For the above two things: I’ve tried a couple of different tricks with the xml (like using conditional logic or concatenation rules that normally work on labels made in jaspersoft) and haven’t been able to make them work in the DwCA file without it failing with a traceback:null error.

  1. Our taxon table uses the WoRMS AphiaID to match taxa to WoRMS. In the DWC export, in order to conform to the dwc:taxonID and dwc:acceptedNameUsageID terms, the AphiaID should be exported with its LSID prefix (urn:lsid:marinespecies.org:taxname:), but I don’t record that prefix in the field because the WoRMS API / URL stems often use the aphiaID by itself. Is there a way I can format the AphiaID with a static text prefix that doesn’t use the taxon table formatter? Since I can only put one formatted record per table in a query, I can’t use it for both fields, and I am actually already using it for another dwc field.

  2. the dwc:Modified term is broader than the function of Specify CO table’s timestampModified field. dwc:dateModified is meant to capture the last time that any of the data in a single row was modified. If I modify a collecting event, the CO table’s timestampModified field doesn’t update for all related records, even though fundamentally the data I have changed effects them. Is there a way to have Specify take the most recent timestampModified of the CE, CO, Locality, Preparations, Determinations etc tables and use that as timestampModified? As it stands, I could edit the value of almost every single field that appears in the DwCA row, and the CO timestampmodified would not be changed.

Some general DwCA export questions:

  1. GBIF validator claims “The description of the dataset is missing or too short”:“DESCRIPTION_MISSING_OR_TOO_SHORT” and “The EML document does not validate against the schema”:“URI is not absolute”. I can’t find descriptions of these issues online. I setup the EML following the instructions on the forum here (swapping it out for the relevant info on our collection). I feel like this is probably an easy fix, but haven’t been able to figure it out yet. EML here: Test EML.xml (1.3 KB)

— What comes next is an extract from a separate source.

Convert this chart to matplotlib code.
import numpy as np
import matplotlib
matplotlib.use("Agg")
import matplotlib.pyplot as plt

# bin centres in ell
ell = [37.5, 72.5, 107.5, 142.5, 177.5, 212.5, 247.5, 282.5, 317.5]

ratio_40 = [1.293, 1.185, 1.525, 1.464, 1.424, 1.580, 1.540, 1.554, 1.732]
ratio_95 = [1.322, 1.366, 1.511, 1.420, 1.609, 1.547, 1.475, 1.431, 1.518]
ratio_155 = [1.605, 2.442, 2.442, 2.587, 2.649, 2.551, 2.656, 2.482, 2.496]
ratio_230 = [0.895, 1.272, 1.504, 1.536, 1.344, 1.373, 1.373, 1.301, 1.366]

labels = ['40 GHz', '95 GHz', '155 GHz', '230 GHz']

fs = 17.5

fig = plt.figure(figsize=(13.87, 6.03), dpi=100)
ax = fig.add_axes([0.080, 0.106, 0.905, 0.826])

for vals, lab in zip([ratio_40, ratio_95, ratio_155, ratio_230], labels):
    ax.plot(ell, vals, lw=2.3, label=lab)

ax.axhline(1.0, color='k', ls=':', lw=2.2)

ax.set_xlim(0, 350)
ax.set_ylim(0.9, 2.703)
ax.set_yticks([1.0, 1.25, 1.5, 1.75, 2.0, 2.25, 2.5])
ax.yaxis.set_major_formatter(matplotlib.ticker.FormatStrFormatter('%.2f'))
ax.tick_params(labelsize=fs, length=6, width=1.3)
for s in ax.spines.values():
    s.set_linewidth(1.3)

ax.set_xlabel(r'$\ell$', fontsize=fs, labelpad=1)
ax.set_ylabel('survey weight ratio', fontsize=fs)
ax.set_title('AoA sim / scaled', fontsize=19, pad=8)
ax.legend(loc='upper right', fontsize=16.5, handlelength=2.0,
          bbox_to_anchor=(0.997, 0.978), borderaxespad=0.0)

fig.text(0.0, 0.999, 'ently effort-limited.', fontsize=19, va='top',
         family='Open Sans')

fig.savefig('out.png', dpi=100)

  2. Is there a way to have make an export that contains all of the collections using the same query? I assume no, but do recall reading that some settings allow queries across collections. I don’t normally want queries to access all collections, but in this specific context it would be convenient because it would mean 1 occurrence dataset to keep track of on GBIF vs 3.

Thanks!

#1. You could try using a formatter for the collecting event table if you aren’t already using one for something else.
#2. Yes but only if you use the Audubon Core extension to Darwin Core. Then you can create two separate mappings for each table and they will be concatenated into a single file upon export. I am doing this for my fish collection and it works great. Send me an email and I can send you my xml file so you can see how it is done.
#3. I was under the impression that you could create multiple formatters for a table and then specify in the query which formatter to use. I have never done it so am not sure how but @Grant may be able to help.
#4. Could use use the audit log table to get at the modified date field?
#5. Not sure about this one but will give it some more thought. You may want to reach out to the IPT gurus to see if they can help.
#6. Not sure you would want to publish all collections as a single resource as there would be information specific to the collection as well as individual collection codes (I would assume) that you would want to preserve for each collection.

Hope that helps

Andy

1 Like

Here is my mapping file for my tissue collection:
DwCA_tissue.xml (18.9 KB)

1 Like

It has multiple extension files for DwC.

#1. unfortunately I am already using the CE table formatter in order to display CE numbers in the proper format in exports.
#2. Thanks for the Audobon core extension recommendation and xml example. This solves this particular problem!
#3. This is the same problem as #1, since I use one formatted field already, I can’t have it occur more than once. It is true that you can define multiple formatters and select which one you want to use in query exports, but you can only do it one time per table per query, as far as I can tell.

#4. Could use use the audit log table to get at the modified date field?

I don’t think there’s any single audit log field that would work in the way that the dwc:modified term implies. But I could be wrong! I guess I could just leave the term out of the export.

#6. Not sure you would want to publish all collections as a single resource as there would be information specific to the collection as well as individual collection codes (I would assume) that you would want to preserve for each collection.

Since the query includes collectioncode and I map occurrenceID to a formatted field that includes the collectioncode as part of a GUID, I don’t see a reason why I shouldn’t export them as one DwCA. I have our bivalve, gastropod, and crustacean data stored in separate Specify collections principally because they use separate catalog numbering schemes (i.e. OSUM 1234 refers to a bivalve lot, a gastropod lot, and a crayfish lot that are entirely unrelated to one another). Many other institutions, USNM for example, have duplicate catNos for different phyla, but export combined occurrence datasets to GBIF. I don’t feel too strongly about this, it’s not a huge deal if this is not possible.

#6 all depends on whether you want it to appear in GBIF as a single resource and the metadata applies to all. If not, you would want to publish them separately.

Same metadata applies to all, yes, because all of our IZ material is managed (by yours truly) by one single “division” of the museum, and I’m the main point of contact and only full time staff member in the Division. We even use a shared collecting event table for all 3 collections.